─── Material provided ───

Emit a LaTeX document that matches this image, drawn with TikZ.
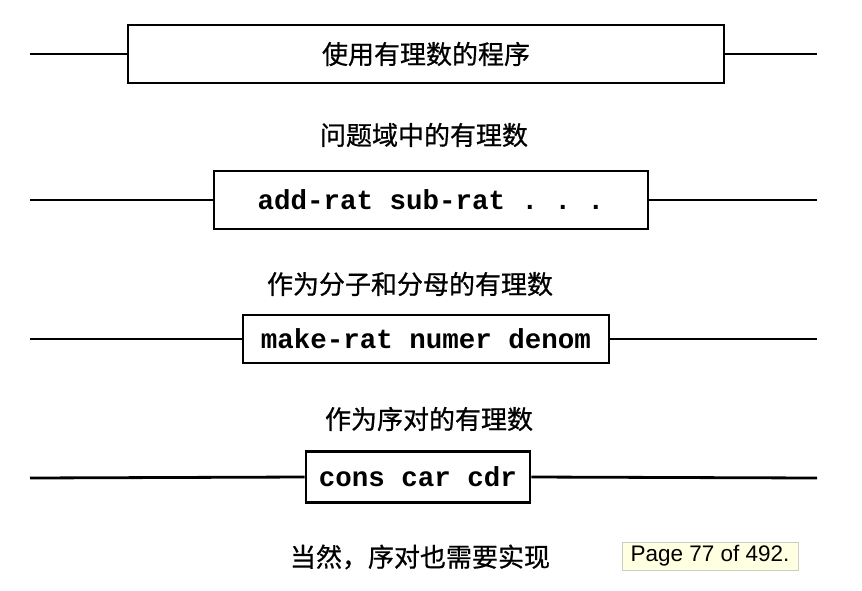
\documentclass[tikz,border=0pt]{standalone}
\usepackage{fontspec}
\newfontfamily\cjkfont{Noto Sans CJK SC}[FakeBold=0.7]
\setmonofont{Liberation Mono}
\setsansfont{Liberation Sans}
\usetikzlibrary{positioning}
\definecolor{tipfill}{RGB}{255,255,226}
\definecolor{tipline}{RGB}{205,205,195}
\tikzset{
  layer/.style    = {draw, line width=2.8pt, inner sep=0pt},
  textlayer/.style = {layer, font=\fontsize{26}{30}\selectfont\cjkfont},
  codelayer/.style = {layer, font=\fontsize{27.5}{30}\selectfont\ttfamily\bfseries},
  caption/.style  = {font=\fontsize{26}{30}\selectfont\cjkfont},
  wire/.style     = {line width=2.8pt},
  tooltip/.style  = {draw=tipline, fill=tipfill, line width=0.8pt, inner sep=0pt,
                     minimum width=176pt, minimum height=28pt,
                     font=\fontsize{22.5}{24}\selectfont\sffamily}
}

\begin{document}
\begin{tikzpicture}[x=1pt,y=-1pt]
\useasboundingbox (0,0) rectangle (862,590);

% --- abstraction layers (boxes) ---
\node[textlayer, minimum width=596pt, minimum height=58pt] (b1) at (426,54) {使用有理数的程序};
\node[codelayer, minimum width=434pt, minimum height=58pt] (b2) at (431,200) {add-rat sub-rat . . .};
\node[codelayer, minimum width=366pt, minimum height=48pt] (b3) at (426,339) {make-rat numer denom};
\node[codelayer, minimum width=224pt, minimum height=51pt] (b4) at (418,477) {cons car cdr};

% --- captions between layers ---
\node[caption] (c1) at (424,135) {问题域中的有理数};
\node[caption] (c2) at (410,284) {作为分子和分母的有理数};
\node[caption] (c3) at (429,419) {作为序对的有理数};
\node[caption] (c4) at (420,557) {当然，序对也需要实现};

% --- barrier lines through each box ---
\foreach \i/\y in {1/54, 2/200, 3/339, 4/478}{
  \coordinate (l\i) at (30,\y);
  \coordinate (r\i) at (817,\y);
  \draw[wire] (l\i) -- (b\i.west);
  \draw[wire] (b\i.east) -- (r\i);
}

% --- viewer page tooltip ---
\node[tooltip] (tip) at (710,556) {Page 77 of 492.};

\end{tikzpicture}
\end{document}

───

Write down every line from the opening of the listing to the line with "(0,0) rectangle (862,590);", both included, and nothing else; the pictures are omitted.

Emit a LaTeX document that matches this image, drawn with TikZ.
\documentclass[tikz,border=0pt]{standalone}
\usepackage{fontspec}
\newfontfamily\cjkfont{Noto Sans CJK SC}[FakeBold=0.7]
\setmonofont{Liberation Mono}
\setsansfont{Liberation Sans}
\usetikzlibrary{positioning}
\definecolor{tipfill}{RGB}{255,255,226}
\definecolor{tipline}{RGB}{205,205,195}
\tikzset{
  layer/.style    = {draw, line width=2.8pt, inner sep=0pt},
  textlayer/.style = {layer, font=\fontsize{26}{30}\selectfont\cjkfont},
  codelayer/.style = {layer, font=\fontsize{27.5}{30}\selectfont\ttfamily\bfseries},
  caption/.style  = {font=\fontsize{26}{30}\selectfont\cjkfont},
  wire/.style     = {line width=2.8pt},
  tooltip/.style  = {draw=tipline, fill=tipfill, line width=0.8pt, inner sep=0pt,
                     minimum width=176pt, minimum height=28pt,
                     font=\fontsize{22.5}{24}\selectfont\sffamily}
}

\begin{document}
\begin{tikzpicture}[x=1pt,y=-1pt]
\useasboundingbox (0,0) rectangle (862,590);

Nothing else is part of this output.